**SOURCE RECORDS**
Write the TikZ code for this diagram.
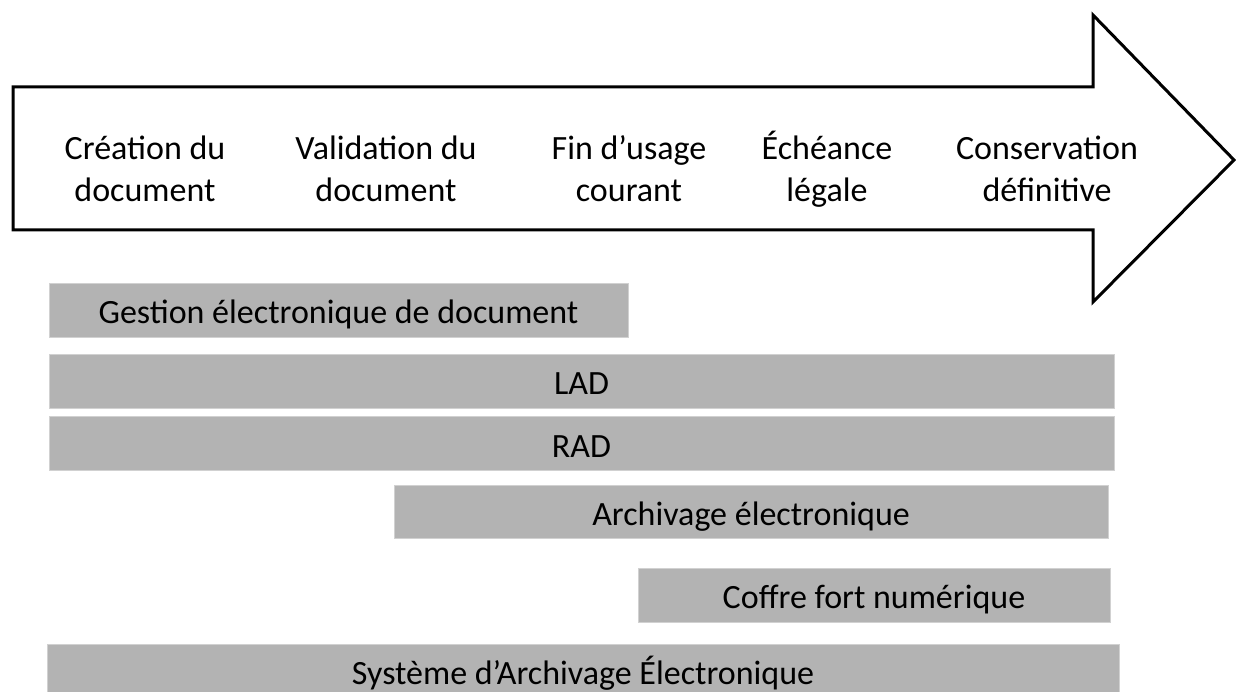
\documentclass[tikz,border=0pt]{standalone}
\usepackage{fontspec}
\setmainfont{Carlito}
\usepackage{tikz}
\usetikzlibrary{positioning,calc}
\definecolor{bargray}{HTML}{B3B3B3}
\newcommand\lblstrut{\rule[-11pt]{0pt}{41pt}}

\tikzset{
  stage/.style={align=center, inner sep=0pt, font=\fontsize{34}{40}\selectfont},
  bar/.style={fill=bargray, draw=bargray!60!white, line width=0.8pt,
    minimum height=54pt, inner sep=0pt, text height=32pt, text depth=5pt,
    font=\fontsize{34}{40}\selectfont}
}

\begin{document}
\begin{tikzpicture}[x=1pt,y=-1pt]
    \useasboundingbox (0,0) rectangle (1236,692);

    % Timeline arrow
    \draw[line width=3pt, line join=miter]
        (13,87) -- (1093,87) -- (1093,15) -- (1234,160) -- (1093,302)
        -- (1093,230) -- (13,230) -- cycle;

    % Stages of the document life
    \node[stage] (creation) at (145,171.5) {\lblstrut Création du\\\lblstrut document};
    \node[stage] (validation) at (386,171.5) {\lblstrut Validation du\\\lblstrut document};
    \node[stage] (usage) at (629,171.5) {\lblstrut Fin d’usage\\\lblstrut courant};
    \node[stage] (legal) at (827,171.5) {\lblstrut Échéance\\\lblstrut légale};
    \node[stage] (conserv) at (1047,171.5) {\lblstrut Conservation\\\lblstrut définitive};

    % Tools covering each period
    \node[bar, minimum width=579pt] (ged) at (338.5,310) {Gestion électronique de document};
    \node[bar, minimum width=1065pt] (lad) at (581.5,381) {LAD};
    \node[bar, minimum width=1065pt] (rad) at (581.5,443.5) {RAD};
    \node[bar, minimum width=714pt, minimum height=53pt] (archiv) at (751,512) {Archivage électronique};
    \node[bar, minimum width=472pt] (coffre) at (874,595) {Coffre fort numérique};
    \node[bar, minimum width=1072pt] (sae) at (583,671) {Système d’Archivage Électronique};
\end{tikzpicture}
\end{document}
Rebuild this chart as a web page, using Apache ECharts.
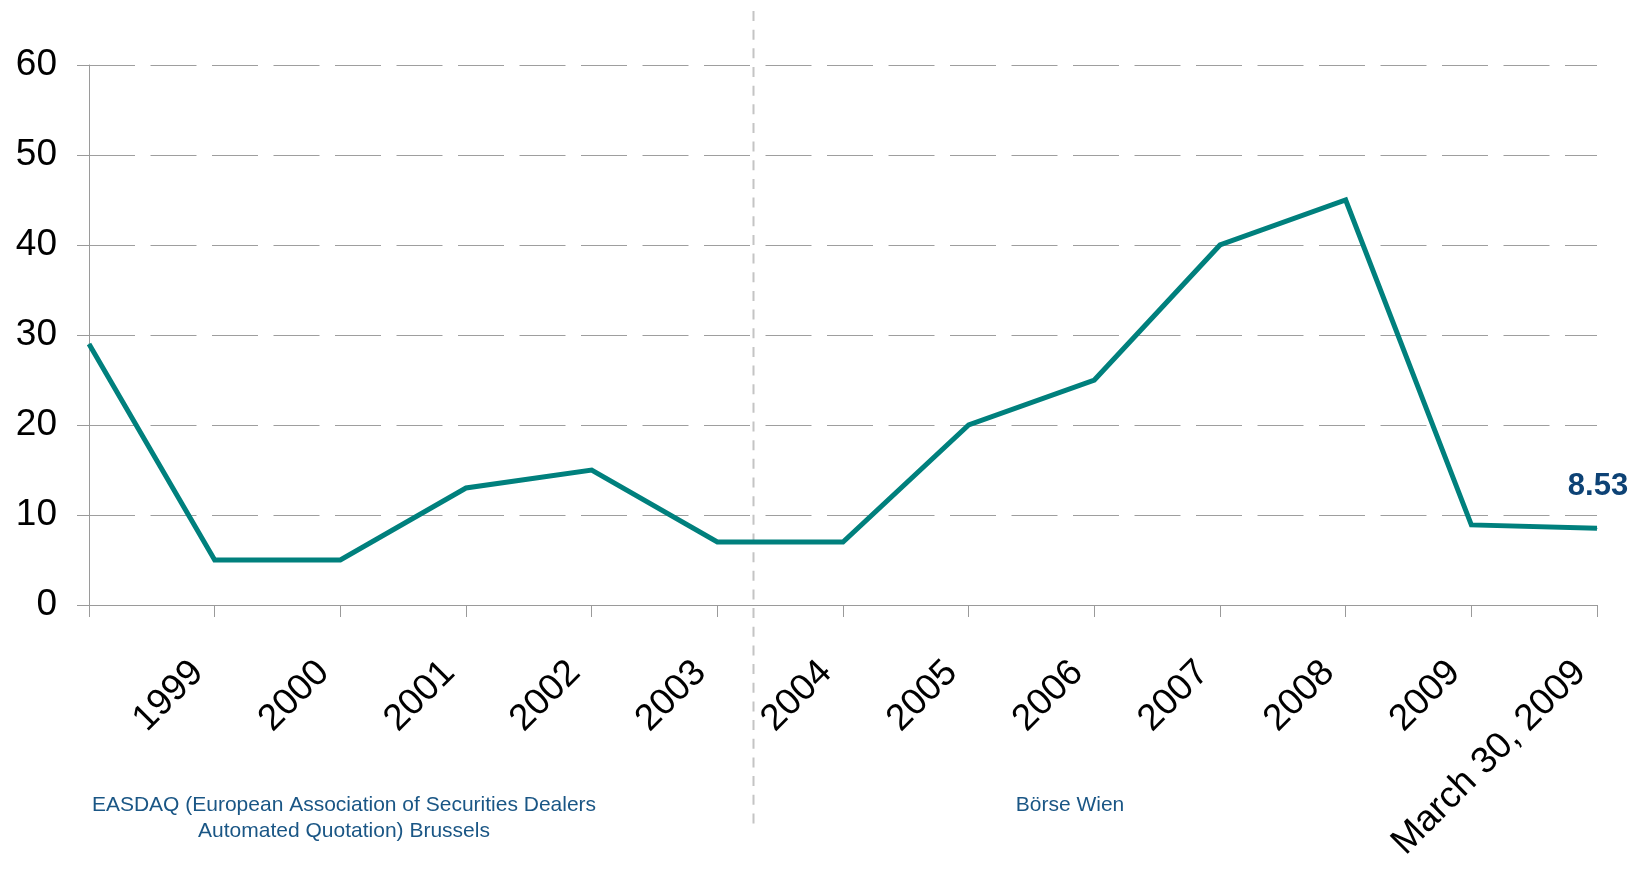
<!DOCTYPE html>
<html>
<head>
<meta charset="utf-8">
<script src="https://cdn.jsdelivr.net/npm/echarts@6/dist/echarts.min.js"></script>
<style>
  html, body { margin: 0; padding: 0; background: #fff; }
  #chart { width: 1639px; height: 869px; }
</style>
</head>
<body>
<div id="chart"></div>
<script>
// Category labels along the x axis (first point sits on the y axis, unlabeled)
const categories = ['', '1999', '2000', '2001', '2002', '2003', '2004', '2005',
                    '2006', '2007', '2008', '2009', 'March 30, 2009'];
// Series values
const values = [29, 5, 5, 13, 15, 7, 7, 20, 25, 40, 45, 8.9, 8.53];
// Y axis range and step
const yMin = 0, yMax = 60, yStep = 10;
// Exchange segments shown under the axis
const segmentLabels = [
  'EASDAQ (European Association of Securities Dealers\nAutomated Quotation) Brussels',
  'Börse Wien'
];

const FONT = '"Liberation Sans", Arial, sans-serif';
const chart = echarts.init(document.getElementById('chart'), null, { renderer: 'canvas' });

const lastIdx = values.length - 1;

chart.setOption({
  backgroundColor: '#ffffff',
  animation: false,
  grid: { left: 89, right: 42, top: 65, bottom: 264, containLabel: false },
  xAxis: {
    type: 'category',
    data: categories,
    boundaryGap: false,
    axisLine: { show: true, lineStyle: { color: '#9a9a9a', width: 1 } },
    axisTick: { show: true, alignWithLabel: true, length: 12, interval: 0,
                lineStyle: { color: '#9a9a9a', width: 1 } },
    axisLabel: { interval: 0, rotate: 45, margin: 45, color: '#000',
                 fontFamily: FONT, fontSize: 37, padding: [0, 24, 0, 0] },
    splitLine: { show: false }
  },
  yAxis: {
    type: 'value',
    min: yMin, max: yMax, interval: yStep,
    axisLine: { show: true, lineStyle: { color: '#9a9a9a', width: 1 } },
    axisTick: { show: true, length: 12, lineStyle: { color: '#9a9a9a', width: 1 } },
    axisLabel: { margin: 32, color: '#000', fontFamily: FONT, fontSize: 37 },
    splitLine: { show: true, lineStyle: { color: '#9e9e9e', width: 1, type: [46, 15.5] } }
  },
  series: [{
    type: 'line',
    data: values.map((v, i) => i === lastIdx
      ? { value: v, label: { show: true } }
      : v),
    symbol: 'circle',
    symbolSize: 1,
    showSymbol: true,
    itemStyle: { color: '#00807d' },
    lineStyle: { color: '#00807d', width: 5, join: 'miter' },
    label: {
      show: false,
      position: 'top',
      distance: 5,
      offset: [1, -21],
      formatter: p => p.value.toFixed(2),
      color: '#0d4275',
      fontFamily: FONT,
      fontWeight: 'bold',
      fontSize: 31
    }
  }]
});

// Vertical divider between the two exchanges, between the 2003 and 2004 ticks
const p5 = chart.convertToPixel({ xAxisIndex: 0 }, 5);
const p6 = chart.convertToPixel({ xAxisIndex: 0 }, 6);
const divX = Math.round(p5 + (p6 - p5) * 0.28) + 0.5;

chart.setOption({
  graphic: [
    {
      type: 'line',
      shape: { x1: divX, y1: 11, x2: divX, y2: 823.5 },
      style: { stroke: '#c4c4c4', lineWidth: 2, lineDash: [10, 8.66] },
      z: 1
    },
    {
      type: 'text',
      x: 344, y: 792,
      style: {
        text: segmentLabels[0],
        fill: '#1a5685',
        font: '21px ' + FONT,
        textAlign: 'center',
        textVerticalAlign: 'top',
        lineHeight: 26
      }
    },
    {
      type: 'text',
      x: 1070, y: 792,
      style: {
        text: segmentLabels[1],
        fill: '#1a5685',
        font: '21px ' + FONT,
        textAlign: 'center',
        textVerticalAlign: 'top',
        lineHeight: 26
      }
    }
  ]
});
</script>
</body>
</html>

**SET PROBLEM**
State how many lines of the records hold the string "this", and nothing else.

**FINAL RESULT**
2